Due sono i racconti che mi hanno particolarmente colpita: il primo e l’ultimo. Non so se la disposizione sia casuale o meno, ma fatto sta che si parla davvero di due storie magnifiche, crudeli ma magnifiche.
Il primo racconto, La più bella donna della città, si può riassumere usando alcuni versi dello stesso autore: “Non ce la fanno i belli muoiono tra le fiamme:/sonniferi, veleno per i topi, corda, qualunque cosa…/Si strappano le braccia, si buttano dalla finestra, si cavano gli/ occhi dalle orbite, respingono l’amore/respingono l’odio respingono, respingono./Non ce la fanno i belli non resistono, sono le farfalle, sono le/ colombe, sono i passeri, non ce la fanno.”
L’ultimo, La coperta, è intriso di dolcezza e malinconia.
Improvvisamente una coperta si anima e cerca di uccidere lo scrittore. Perchè? Bukowski decide di liberarsene e la regala a un amico, Hank; anche lui però viene aggredito così spara…un foro al centro del lenzuolo.
Lo scrittore, allora , decide di riprenderla con sé sospettando che quella coperta fosse una donna che un tempo l’aveva amato e che lui aveva tradito. Difficile ammettere una colpa, ancora più difficile uccidere un amore. Ma ci prova e…
Bevvi il bicchiere di vodka d’un fiato, mi accesi una sigaretta. Quindi presi la coperta, per l’ultima volta, e mi misi a TAGLIARLA! Tagliai, tagliai, tagliai. La tagliai a brandelli, la feci a pezzettini… Gettai i pezzetti nella bacinella. Posai la bacinella vicino alla finestra. Accesi il ventilatore, che mandasse fuori il fumo. Quando la fiamma cominciò a guizzare, andai in cucina a versarmi un’altra vodka. Tornai di là. Il rogo ardeva bene, rosso e vivace. Bruciava come una qualsiasi strega di Boston, come qualsiasi Hiroshima, come qualsiasi amore, come qualsivoglia amore mai, e io non mi sentivo bene, non mi sentivo affatto bene. Bevvi d’un fiato il secondo bicchiere di vodka, senza neanche sentirne il bruciore. Andai in cucina a versarmene un’altra, portai con me il coltellaccio. Lo gettai nel lavandino. Stappai la bottiglia. Guardai di nuovo il coltello, sul lavandino. Sulla lama c’era una macchia di sangue.
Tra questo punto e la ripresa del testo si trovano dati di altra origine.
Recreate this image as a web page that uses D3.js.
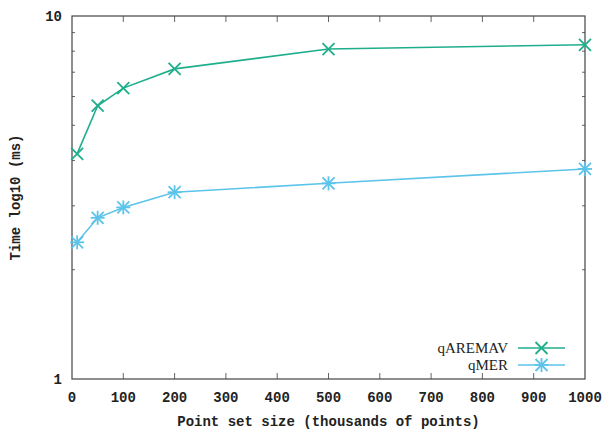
<!DOCTYPE html>
<html>
<head>
<meta charset="utf-8">
<script src="https://cdn.jsdelivr.net/npm/d3@7"></script>
<style>
  body { margin: 0; background: #fff; }
  svg text { fill: #222; }
</style>
</head>
<body>
<div id="chart"></div>
<script>
// point set sizes (thousands of points)
const sizes = [10, 50, 100, 200, 500, 1000];
const qAREMAV = [4.17, 5.66, 6.33, 7.15, 8.11, 8.33];
const qMER = [2.38, 2.78, 2.97, 3.27, 3.46, 3.79];
const xTicks = [0, 100, 200, 300, 400, 500, 600, 700, 800, 900, 1000];
const yTicks = [1, 10];
const yMinor = [2, 3, 4, 5, 6, 7, 8, 9];

const series = [
  { name: "qAREMAV", values: qAREMAV, color: "#1fae8c", marker: "x" },
  { name: "qMER", values: qMER, color: "#5cc3ea", marker: "star" }
];

const width = 608, height = 431;
const padL = 72, padR = 585, padT = 16, padB = 379;

const svg = d3.select("#chart").append("svg")
  .attr("width", width)
  .attr("height", height);

const x = d3.scaleLinear().domain([0, 1000]).range([padL, padR]);
const y = d3.scaleLog().domain([1, 10]).range([padB, padT]);

const mono = "'Liberation Mono', 'Courier New', monospace";

// ticks (inward, mirrored)
const tickG = svg.append("g").attr("stroke", "#666").attr("stroke-width", 1);
xTicks.slice(1, -1).forEach(t => {
  tickG.append("line").attr("x1", x(t)).attr("x2", x(t)).attr("y1", padB).attr("y2", padB - 6);
  tickG.append("line").attr("x1", x(t)).attr("x2", x(t)).attr("y1", padT).attr("y2", padT + 6);
});
yMinor.forEach(t => {
  tickG.append("line").attr("x1", padL).attr("x2", padL + 3).attr("y1", y(t)).attr("y2", y(t));
  tickG.append("line").attr("x1", padR).attr("x2", padR - 3).attr("y1", y(t)).attr("y2", y(t));
});

// frame
svg.append("rect")
  .attr("x", padL).attr("y", padT)
  .attr("width", padR - padL).attr("height", padB - padT)
  .attr("fill", "none").attr("stroke", "#444").attr("stroke-width", 1.2);

// tick labels
svg.append("g").selectAll("text").data(xTicks).enter().append("text")
  .attr("x", d => x(d))
  .attr("y", 402)
  .attr("text-anchor", "middle")
  .style("font-family", mono).style("font-size", "14px").style("font-weight", "bold")
  .text(d => d);

svg.append("g").selectAll("text").data(yTicks).enter().append("text")
  .attr("x", 62)
  .attr("y", d => y(d) + 5)
  .attr("text-anchor", "end")
  .style("font-family", mono).style("font-size", "14px").style("font-weight", "bold")
  .text(d => d);

// axis titles
svg.append("text")
  .attr("x", (padL + padR) / 2)
  .attr("y", 426)
  .attr("text-anchor", "middle")
  .style("font-family", mono).style("font-size", "14px").style("font-weight", "bold")
  .text("Point set size (thousands of points)");

svg.append("text")
  .attr("transform", "rotate(-90)")
  .attr("x", -(padT + padB) / 2)
  .attr("y", 20)
  .attr("text-anchor", "middle")
  .style("font-family", mono).style("font-size", "14px").style("font-weight", "bold")
  .text("Time log10 (ms)");

function drawMarker(g, cx, cy, type, color) {
  const r = 6;
  g.append("line").attr("x1", cx - r).attr("y1", cy - r).attr("x2", cx + r).attr("y2", cy + r)
    .attr("stroke", color).attr("stroke-width", 1.8);
  g.append("line").attr("x1", cx - r).attr("y1", cy + r).attr("x2", cx + r).attr("y2", cy - r)
    .attr("stroke", color).attr("stroke-width", 1.8);
  if (type === "star") {
    g.append("line").attr("x1", cx).attr("y1", cy - r - 1).attr("x2", cx).attr("y2", cy + r + 1)
      .attr("stroke", color).attr("stroke-width", 1.8);
    g.append("line").attr("x1", cx - r - 1).attr("y1", cy).attr("x2", cx + r + 1).attr("y2", cy)
      .attr("stroke", color).attr("stroke-width", 1.8);
  }
}

const line = d3.line()
  .x(d => x(d[0]))
  .y(d => y(d[1]));

series.forEach((s, i) => {
  const pts = sizes.map((v, j) => [v, s.values[j]]);
  const g = svg.append("g");
  g.append("path")
    .datum(pts)
    .attr("fill", "none")
    .attr("stroke", s.color)
    .attr("stroke-width", 1.6)
    .attr("d", line);
  pts.forEach(p => drawMarker(g, x(p[0]), y(p[1]), s.marker, s.color));

  // legend
  const ly = 348 + i * 17;
  svg.append("text")
    .attr("x", 508)
    .attr("y", ly + 5)
    .attr("text-anchor", "end")
    .style("font-family", "'Liberation Serif', 'Times New Roman', serif")
    .style("font-size", "15px")
    .text(s.name);
  g.append("line")
    .attr("x1", 518).attr("x2", 565).attr("y1", ly).attr("y2", ly)
    .attr("stroke", s.color).attr("stroke-width", 1.6);
  drawMarker(g, 541.5, ly, s.marker, s.color);
});
</script>
</body>
</html>
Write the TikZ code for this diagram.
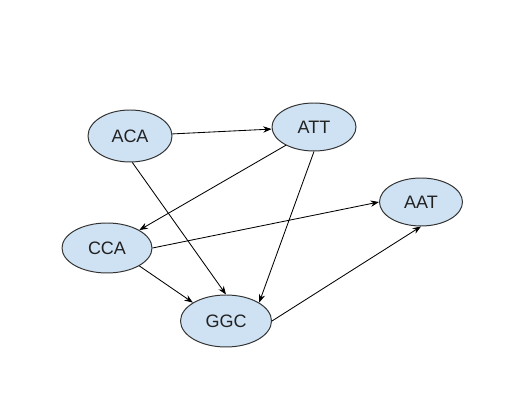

Mi guardai le mani. Guardai, se mi fossi ferito. Le mani di Cristo eran mani bellissime. Guardai le mie mani. Neanche un graffio. Non un taglietto. Neppure una scalfittura. Sentii le lacrime colarmi giù per le guance, strisciare pesanti come cose insensate senza gambe. Ero pazzo. Dovevo esser pazzo sul serio.